• **EXERCISE PROMPT**:
Print exactly the lines from the first one down to the line that contains "import plotly.graph_objects as go", both included, and skip the pictures.

• **RECORDED INFORMATION**:

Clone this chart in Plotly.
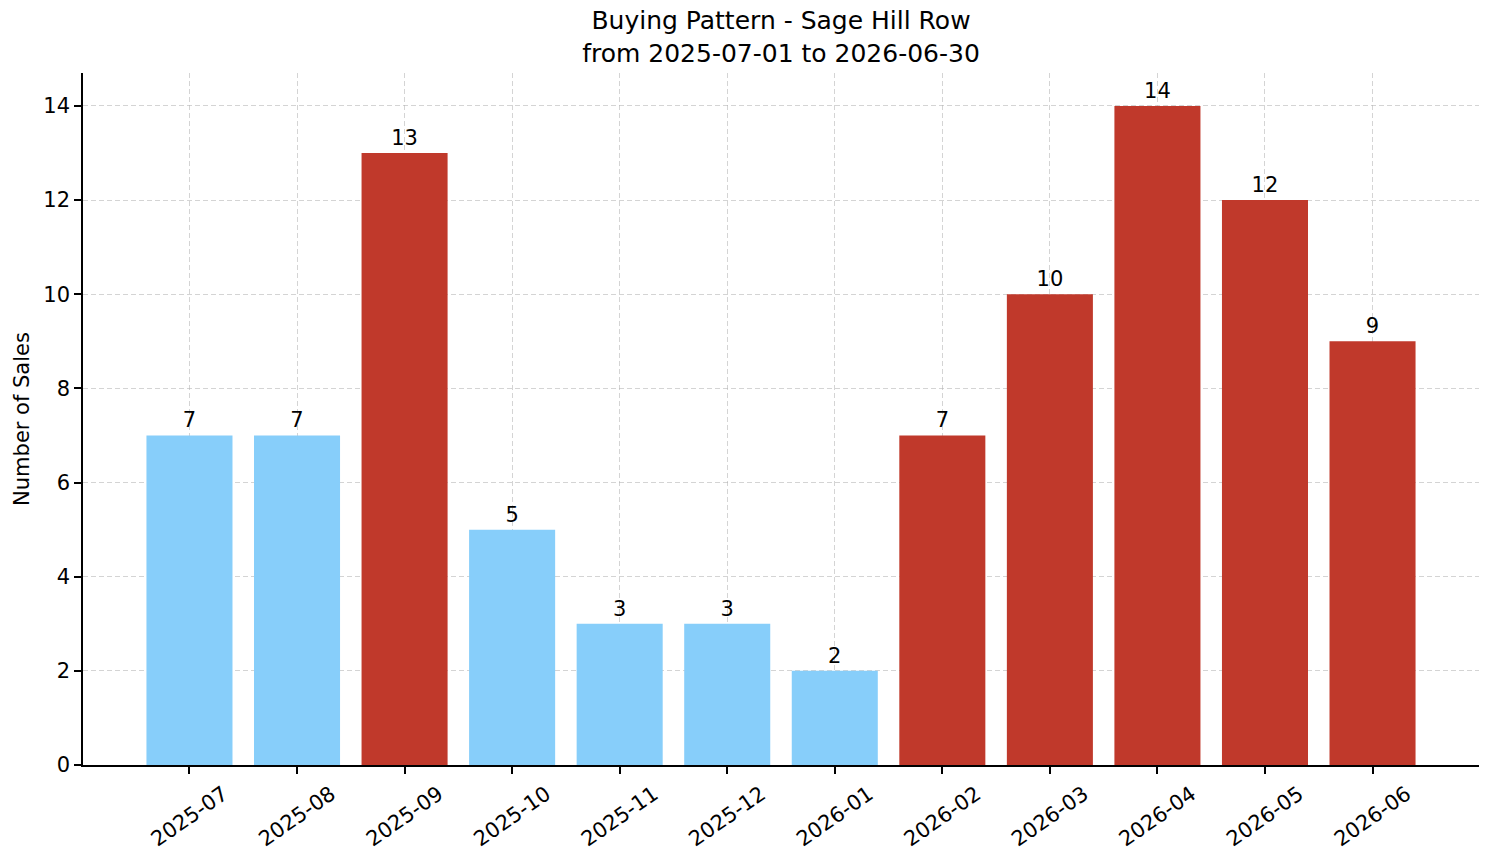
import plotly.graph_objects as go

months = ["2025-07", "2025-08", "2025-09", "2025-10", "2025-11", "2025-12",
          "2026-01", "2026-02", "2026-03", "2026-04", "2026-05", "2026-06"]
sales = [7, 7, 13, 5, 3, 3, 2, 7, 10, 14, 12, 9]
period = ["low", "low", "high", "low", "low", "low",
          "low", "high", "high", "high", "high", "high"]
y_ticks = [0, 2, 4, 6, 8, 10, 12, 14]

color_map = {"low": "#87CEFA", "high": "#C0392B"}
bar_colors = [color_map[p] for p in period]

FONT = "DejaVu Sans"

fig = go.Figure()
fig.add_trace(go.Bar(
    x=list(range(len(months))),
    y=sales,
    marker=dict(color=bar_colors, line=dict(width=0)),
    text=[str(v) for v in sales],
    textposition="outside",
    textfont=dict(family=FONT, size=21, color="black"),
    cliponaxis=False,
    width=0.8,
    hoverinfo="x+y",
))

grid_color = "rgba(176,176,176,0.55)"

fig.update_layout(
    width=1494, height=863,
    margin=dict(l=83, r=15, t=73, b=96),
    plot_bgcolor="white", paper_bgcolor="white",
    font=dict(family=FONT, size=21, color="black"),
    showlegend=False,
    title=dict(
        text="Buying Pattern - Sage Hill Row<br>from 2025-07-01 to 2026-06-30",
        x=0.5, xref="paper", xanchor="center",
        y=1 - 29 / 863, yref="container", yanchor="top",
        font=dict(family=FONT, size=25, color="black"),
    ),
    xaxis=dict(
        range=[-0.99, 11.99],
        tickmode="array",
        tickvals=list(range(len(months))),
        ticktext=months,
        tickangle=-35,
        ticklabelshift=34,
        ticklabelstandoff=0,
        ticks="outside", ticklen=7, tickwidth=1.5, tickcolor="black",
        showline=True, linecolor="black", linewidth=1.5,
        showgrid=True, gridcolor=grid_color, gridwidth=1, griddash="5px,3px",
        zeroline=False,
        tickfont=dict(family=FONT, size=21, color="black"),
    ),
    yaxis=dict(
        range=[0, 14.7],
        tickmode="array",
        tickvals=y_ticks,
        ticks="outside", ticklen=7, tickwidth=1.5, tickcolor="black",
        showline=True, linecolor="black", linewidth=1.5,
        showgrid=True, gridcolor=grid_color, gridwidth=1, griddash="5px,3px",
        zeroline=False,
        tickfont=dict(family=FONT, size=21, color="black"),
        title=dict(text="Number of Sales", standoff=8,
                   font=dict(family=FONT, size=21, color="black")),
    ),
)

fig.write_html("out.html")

• **REPLY**:
Clone this chart in Plotly.
import plotly.graph_objects as go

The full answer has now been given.